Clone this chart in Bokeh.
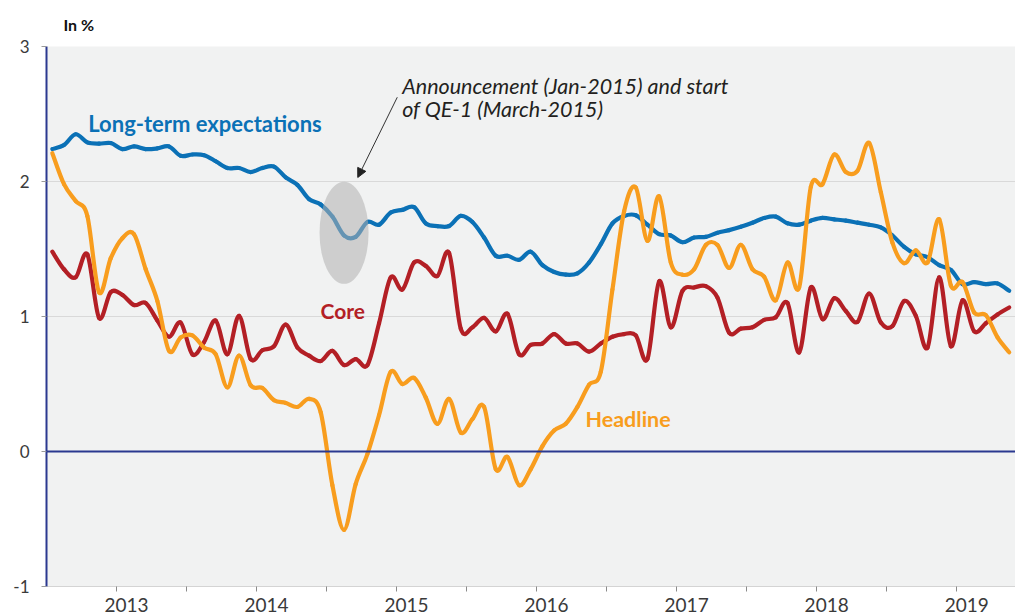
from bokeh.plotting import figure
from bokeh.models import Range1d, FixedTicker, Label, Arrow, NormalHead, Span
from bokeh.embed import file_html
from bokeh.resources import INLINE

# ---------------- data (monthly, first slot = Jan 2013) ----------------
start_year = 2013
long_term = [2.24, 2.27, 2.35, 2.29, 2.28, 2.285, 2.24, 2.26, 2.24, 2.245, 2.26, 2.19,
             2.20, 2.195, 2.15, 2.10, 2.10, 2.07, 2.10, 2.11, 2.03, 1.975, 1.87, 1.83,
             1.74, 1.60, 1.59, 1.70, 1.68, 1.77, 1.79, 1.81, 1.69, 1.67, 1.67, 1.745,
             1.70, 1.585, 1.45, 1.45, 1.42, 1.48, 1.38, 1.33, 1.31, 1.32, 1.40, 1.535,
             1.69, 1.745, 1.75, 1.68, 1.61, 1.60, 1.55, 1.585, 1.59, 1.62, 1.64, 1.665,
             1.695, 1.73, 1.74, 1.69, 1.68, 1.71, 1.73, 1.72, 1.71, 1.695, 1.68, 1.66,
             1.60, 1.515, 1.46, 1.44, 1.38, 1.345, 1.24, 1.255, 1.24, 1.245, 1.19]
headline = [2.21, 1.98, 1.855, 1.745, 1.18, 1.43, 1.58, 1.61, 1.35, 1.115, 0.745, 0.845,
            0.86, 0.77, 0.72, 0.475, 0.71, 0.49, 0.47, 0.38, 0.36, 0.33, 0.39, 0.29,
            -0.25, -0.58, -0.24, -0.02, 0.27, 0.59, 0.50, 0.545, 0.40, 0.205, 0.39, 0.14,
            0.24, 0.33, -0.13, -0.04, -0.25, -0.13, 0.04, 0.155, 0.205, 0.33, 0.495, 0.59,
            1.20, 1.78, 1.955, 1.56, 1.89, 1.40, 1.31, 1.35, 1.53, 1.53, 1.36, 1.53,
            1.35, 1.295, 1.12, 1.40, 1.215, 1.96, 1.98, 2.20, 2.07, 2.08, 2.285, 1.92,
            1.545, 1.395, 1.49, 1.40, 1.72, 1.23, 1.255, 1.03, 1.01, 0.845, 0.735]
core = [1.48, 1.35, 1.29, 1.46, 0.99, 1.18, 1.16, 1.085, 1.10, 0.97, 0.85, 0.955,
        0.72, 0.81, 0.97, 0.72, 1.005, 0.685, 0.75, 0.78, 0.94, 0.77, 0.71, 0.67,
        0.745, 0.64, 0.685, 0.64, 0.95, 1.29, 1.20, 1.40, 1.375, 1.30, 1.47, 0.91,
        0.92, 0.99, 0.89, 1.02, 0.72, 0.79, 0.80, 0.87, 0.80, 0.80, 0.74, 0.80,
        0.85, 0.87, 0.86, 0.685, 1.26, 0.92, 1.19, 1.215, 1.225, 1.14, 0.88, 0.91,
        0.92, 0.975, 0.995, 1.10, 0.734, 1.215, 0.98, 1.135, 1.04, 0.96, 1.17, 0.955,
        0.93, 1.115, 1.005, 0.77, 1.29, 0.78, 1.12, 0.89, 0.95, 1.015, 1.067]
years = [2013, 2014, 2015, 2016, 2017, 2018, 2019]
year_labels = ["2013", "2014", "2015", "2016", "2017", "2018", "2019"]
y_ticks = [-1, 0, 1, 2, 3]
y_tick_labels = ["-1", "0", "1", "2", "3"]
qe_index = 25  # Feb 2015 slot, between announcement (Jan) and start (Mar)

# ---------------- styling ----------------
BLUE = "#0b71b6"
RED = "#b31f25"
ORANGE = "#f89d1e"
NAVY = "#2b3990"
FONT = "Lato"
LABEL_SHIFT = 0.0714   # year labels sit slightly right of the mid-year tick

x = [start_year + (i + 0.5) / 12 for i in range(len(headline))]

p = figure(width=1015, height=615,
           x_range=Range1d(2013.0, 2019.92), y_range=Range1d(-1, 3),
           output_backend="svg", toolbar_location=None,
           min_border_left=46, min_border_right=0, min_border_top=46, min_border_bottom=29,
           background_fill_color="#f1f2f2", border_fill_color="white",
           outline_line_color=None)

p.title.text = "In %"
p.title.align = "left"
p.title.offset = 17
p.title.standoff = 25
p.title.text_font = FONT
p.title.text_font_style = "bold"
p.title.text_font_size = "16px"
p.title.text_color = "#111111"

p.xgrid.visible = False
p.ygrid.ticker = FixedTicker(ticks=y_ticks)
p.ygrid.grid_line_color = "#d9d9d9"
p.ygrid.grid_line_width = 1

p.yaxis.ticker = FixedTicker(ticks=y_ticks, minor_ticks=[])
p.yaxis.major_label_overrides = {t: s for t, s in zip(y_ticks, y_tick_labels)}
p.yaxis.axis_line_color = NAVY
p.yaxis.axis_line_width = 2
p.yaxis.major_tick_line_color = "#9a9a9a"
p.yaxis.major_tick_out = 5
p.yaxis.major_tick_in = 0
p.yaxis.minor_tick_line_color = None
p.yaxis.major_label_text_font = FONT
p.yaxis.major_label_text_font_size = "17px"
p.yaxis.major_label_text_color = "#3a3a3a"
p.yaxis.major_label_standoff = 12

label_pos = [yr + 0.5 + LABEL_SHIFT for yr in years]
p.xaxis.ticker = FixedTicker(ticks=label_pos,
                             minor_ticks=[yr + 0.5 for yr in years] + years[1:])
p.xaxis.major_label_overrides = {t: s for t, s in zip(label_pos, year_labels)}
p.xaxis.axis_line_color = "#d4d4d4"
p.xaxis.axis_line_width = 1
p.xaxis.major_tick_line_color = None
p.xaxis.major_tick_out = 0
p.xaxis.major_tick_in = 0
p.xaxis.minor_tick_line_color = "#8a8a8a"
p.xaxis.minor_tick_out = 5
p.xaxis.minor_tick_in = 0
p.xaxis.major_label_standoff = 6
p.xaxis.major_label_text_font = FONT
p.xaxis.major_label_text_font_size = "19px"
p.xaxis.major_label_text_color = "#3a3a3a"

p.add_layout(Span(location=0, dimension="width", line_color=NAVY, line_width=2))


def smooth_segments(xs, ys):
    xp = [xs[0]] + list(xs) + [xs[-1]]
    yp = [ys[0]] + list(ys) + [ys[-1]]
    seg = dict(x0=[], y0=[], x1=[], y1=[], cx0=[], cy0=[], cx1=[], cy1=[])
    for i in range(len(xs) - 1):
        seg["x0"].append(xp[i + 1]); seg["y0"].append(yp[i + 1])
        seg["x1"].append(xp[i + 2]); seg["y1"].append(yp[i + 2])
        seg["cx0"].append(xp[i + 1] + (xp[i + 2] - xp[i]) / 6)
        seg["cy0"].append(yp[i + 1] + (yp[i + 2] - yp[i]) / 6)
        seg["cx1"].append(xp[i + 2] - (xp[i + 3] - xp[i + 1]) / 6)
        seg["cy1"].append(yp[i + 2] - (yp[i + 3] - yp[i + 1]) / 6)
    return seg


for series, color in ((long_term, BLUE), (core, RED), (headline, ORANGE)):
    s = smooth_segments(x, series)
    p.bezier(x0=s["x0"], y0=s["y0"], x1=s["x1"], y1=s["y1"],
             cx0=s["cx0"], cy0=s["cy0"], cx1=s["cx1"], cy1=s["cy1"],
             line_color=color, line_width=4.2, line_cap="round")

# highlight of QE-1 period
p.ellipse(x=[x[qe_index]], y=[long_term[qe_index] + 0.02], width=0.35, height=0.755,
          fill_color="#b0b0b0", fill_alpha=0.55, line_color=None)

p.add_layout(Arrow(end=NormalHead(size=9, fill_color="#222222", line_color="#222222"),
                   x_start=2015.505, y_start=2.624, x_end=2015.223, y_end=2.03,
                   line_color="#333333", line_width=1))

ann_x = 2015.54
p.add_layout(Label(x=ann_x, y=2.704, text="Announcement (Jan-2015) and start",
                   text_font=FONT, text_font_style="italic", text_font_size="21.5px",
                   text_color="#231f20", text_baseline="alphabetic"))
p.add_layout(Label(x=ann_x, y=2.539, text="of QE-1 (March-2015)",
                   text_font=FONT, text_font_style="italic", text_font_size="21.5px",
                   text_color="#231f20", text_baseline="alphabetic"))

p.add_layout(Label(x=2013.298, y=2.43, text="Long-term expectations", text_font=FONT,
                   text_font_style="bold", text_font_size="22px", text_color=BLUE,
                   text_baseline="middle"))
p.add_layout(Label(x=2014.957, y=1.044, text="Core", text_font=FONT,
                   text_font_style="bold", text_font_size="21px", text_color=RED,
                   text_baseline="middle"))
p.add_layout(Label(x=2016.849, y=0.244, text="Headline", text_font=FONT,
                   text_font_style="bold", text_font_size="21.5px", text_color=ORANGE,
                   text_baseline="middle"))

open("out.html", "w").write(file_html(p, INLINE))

═══

» **What to do**
Only the lines from the top of the data through the line with "from bokeh.resources import INLINE" should be quoted, exactly and with both ends kept; skip the pictures.

» **Finished task**
Clone this chart in Bokeh.
from bokeh.plotting import figure
from bokeh.models import Range1d, FixedTicker, Label, Arrow, NormalHead, Span
from bokeh.embed import file_html
from bokeh.resources import INLINE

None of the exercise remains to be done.